[start of Information supplied]

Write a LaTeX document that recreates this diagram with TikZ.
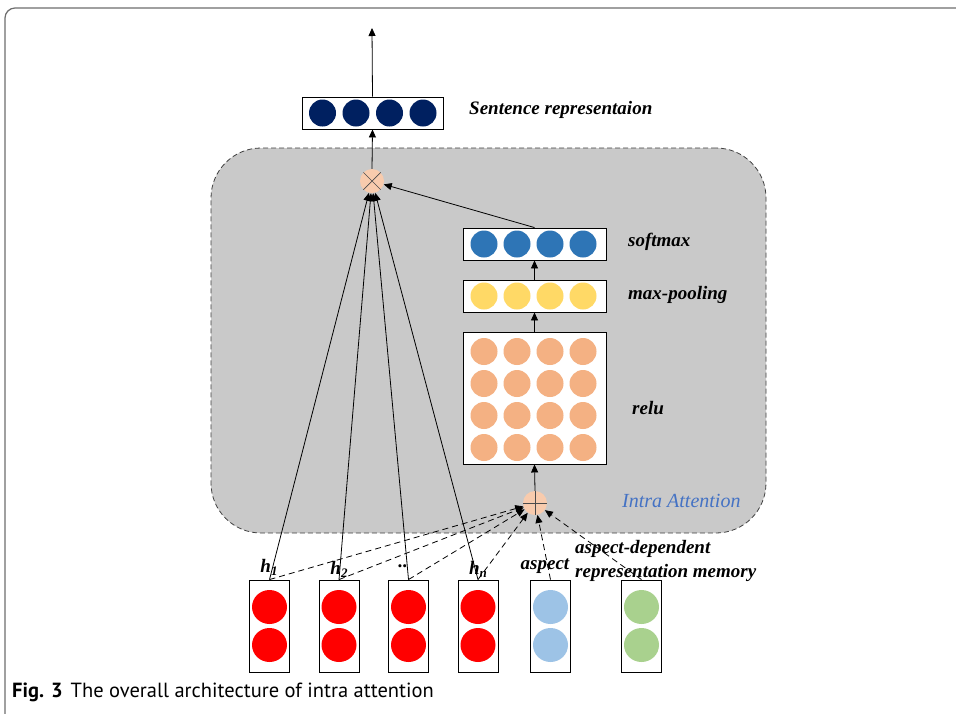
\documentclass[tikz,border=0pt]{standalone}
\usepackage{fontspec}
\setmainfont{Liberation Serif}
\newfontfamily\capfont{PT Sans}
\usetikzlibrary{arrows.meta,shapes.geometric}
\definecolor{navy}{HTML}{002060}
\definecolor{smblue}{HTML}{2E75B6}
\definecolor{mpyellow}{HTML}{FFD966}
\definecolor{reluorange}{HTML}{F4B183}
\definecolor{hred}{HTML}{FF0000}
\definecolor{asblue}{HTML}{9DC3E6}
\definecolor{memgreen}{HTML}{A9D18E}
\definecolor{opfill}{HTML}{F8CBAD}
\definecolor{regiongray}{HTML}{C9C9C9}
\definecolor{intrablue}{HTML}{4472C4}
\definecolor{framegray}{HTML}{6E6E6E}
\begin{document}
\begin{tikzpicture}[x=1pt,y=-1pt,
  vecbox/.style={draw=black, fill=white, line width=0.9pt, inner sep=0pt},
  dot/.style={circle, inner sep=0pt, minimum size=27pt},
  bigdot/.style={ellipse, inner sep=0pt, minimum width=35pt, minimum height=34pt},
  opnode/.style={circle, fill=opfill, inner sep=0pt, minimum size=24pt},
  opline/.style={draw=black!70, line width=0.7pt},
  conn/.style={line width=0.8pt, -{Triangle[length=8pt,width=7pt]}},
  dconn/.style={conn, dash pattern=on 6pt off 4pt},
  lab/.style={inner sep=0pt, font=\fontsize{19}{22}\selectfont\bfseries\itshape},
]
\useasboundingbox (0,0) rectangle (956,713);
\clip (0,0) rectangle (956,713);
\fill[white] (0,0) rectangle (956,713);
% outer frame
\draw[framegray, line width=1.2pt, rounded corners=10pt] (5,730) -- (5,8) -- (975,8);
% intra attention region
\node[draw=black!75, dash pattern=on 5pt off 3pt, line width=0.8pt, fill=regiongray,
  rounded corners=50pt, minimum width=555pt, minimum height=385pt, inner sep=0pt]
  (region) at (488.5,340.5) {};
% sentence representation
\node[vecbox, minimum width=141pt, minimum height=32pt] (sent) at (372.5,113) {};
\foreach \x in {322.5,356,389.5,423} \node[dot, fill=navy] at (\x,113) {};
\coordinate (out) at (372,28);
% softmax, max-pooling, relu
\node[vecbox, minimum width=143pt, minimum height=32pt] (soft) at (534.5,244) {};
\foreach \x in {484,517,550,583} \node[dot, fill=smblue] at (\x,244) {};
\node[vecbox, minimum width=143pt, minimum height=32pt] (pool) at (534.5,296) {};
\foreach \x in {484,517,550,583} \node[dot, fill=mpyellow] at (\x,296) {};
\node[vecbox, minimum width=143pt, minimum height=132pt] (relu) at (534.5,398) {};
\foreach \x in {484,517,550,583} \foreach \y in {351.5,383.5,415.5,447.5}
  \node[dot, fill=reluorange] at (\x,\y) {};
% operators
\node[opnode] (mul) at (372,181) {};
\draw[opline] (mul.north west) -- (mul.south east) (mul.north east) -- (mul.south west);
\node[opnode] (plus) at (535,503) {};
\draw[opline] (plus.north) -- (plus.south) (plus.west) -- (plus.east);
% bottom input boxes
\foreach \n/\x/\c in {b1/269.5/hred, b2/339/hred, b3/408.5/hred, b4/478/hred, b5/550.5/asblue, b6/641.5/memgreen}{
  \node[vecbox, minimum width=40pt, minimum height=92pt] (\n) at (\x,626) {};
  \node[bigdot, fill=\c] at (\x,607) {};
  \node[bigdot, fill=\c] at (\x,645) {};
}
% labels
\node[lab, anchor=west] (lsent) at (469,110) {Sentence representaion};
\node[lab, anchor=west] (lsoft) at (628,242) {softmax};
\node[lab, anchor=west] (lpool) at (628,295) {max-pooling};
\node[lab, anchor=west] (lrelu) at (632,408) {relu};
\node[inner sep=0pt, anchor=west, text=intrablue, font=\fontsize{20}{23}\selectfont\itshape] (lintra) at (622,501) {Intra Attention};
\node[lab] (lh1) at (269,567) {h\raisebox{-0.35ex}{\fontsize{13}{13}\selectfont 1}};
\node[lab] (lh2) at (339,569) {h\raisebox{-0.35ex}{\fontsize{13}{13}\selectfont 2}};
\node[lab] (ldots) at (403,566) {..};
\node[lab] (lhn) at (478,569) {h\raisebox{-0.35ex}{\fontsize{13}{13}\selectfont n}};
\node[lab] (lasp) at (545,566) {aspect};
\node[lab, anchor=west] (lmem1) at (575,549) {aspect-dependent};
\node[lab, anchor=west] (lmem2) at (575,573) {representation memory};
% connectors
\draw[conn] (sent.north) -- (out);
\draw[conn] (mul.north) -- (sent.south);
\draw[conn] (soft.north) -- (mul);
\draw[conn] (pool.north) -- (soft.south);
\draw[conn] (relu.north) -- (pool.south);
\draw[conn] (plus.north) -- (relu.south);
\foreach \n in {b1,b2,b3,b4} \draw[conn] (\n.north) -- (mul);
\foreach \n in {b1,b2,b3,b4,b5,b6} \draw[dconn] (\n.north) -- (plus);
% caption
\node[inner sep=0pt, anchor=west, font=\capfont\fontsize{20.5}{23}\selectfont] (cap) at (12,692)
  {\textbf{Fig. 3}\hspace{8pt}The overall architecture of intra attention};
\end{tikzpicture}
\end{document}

[end of Information supplied]
[start of Information supplied]

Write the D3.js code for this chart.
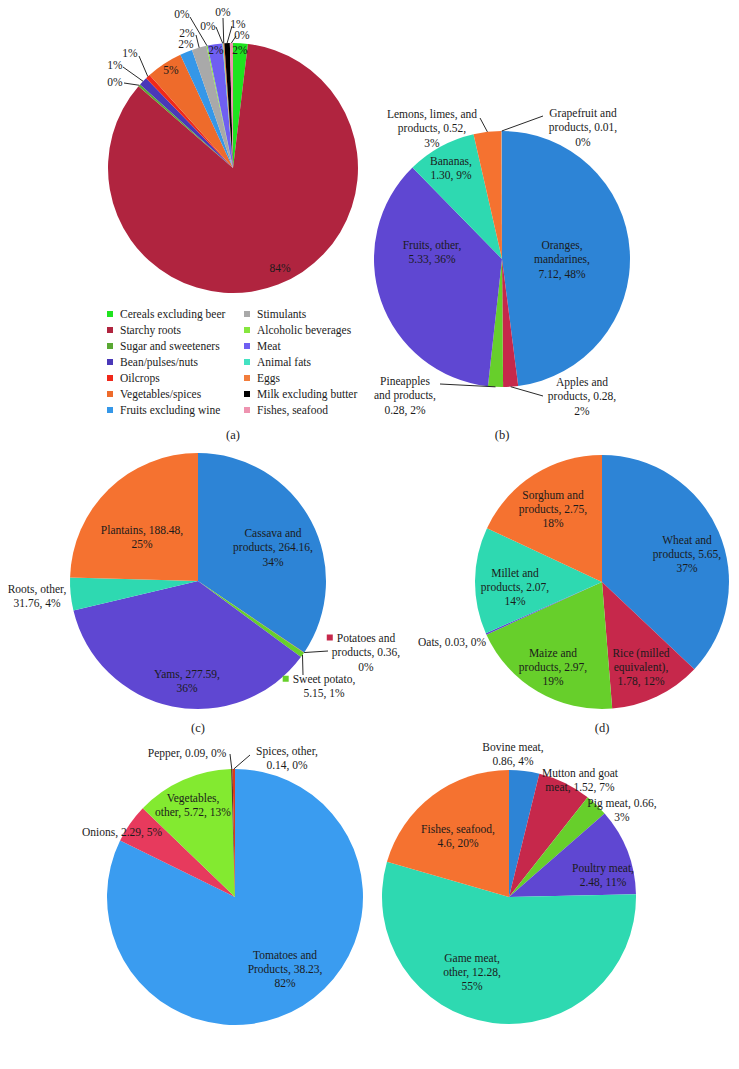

[end of Information supplied]
[start of Information supplied]

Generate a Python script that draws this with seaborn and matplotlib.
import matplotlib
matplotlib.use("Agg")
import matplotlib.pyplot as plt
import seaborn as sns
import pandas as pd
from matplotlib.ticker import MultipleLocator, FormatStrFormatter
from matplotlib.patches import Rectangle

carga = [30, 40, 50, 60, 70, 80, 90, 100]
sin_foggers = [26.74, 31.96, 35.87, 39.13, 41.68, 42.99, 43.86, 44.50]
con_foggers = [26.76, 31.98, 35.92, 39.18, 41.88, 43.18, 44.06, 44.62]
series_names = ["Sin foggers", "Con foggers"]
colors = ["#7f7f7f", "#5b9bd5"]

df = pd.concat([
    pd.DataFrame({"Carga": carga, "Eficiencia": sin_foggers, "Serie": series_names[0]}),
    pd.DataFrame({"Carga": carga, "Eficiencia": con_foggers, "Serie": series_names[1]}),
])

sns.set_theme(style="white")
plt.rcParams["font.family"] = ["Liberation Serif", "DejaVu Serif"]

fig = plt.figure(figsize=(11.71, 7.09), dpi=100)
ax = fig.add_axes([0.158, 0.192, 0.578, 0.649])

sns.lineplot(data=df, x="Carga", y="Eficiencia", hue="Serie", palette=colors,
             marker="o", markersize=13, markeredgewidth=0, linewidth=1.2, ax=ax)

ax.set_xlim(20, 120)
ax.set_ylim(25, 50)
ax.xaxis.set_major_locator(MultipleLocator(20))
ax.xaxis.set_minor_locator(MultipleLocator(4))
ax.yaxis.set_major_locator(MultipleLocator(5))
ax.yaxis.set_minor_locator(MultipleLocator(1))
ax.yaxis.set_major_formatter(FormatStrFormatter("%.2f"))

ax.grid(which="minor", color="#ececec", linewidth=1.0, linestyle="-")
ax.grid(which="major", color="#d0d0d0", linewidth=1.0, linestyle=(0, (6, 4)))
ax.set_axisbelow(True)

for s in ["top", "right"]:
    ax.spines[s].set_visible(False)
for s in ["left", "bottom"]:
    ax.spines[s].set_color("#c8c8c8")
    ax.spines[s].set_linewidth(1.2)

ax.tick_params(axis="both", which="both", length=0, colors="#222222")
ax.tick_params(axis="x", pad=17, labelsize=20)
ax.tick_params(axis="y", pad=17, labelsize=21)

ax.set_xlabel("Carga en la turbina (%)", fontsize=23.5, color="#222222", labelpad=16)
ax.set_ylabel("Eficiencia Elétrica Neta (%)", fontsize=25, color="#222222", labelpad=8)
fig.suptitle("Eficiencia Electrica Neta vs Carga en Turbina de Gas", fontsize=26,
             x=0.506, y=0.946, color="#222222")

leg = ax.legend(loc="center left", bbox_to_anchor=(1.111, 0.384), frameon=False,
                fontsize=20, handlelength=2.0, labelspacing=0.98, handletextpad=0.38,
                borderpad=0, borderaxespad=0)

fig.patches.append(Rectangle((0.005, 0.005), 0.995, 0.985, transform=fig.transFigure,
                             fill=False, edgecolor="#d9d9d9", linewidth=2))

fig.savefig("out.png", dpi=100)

[end of Information supplied]

**Work instructions:**
Reproduce, exactly as written, the stretch of lines whose first line is the one with "Generate a Python" and whose last line is the one with "from matplotlib.patches import Rectangle".

**Task answer:**
Generate a Python script that draws this with seaborn and matplotlib.
import matplotlib
matplotlib.use("Agg")
import matplotlib.pyplot as plt
import seaborn as sns
import pandas as pd
from matplotlib.ticker import MultipleLocator, FormatStrFormatter
from matplotlib.patches import Rectangle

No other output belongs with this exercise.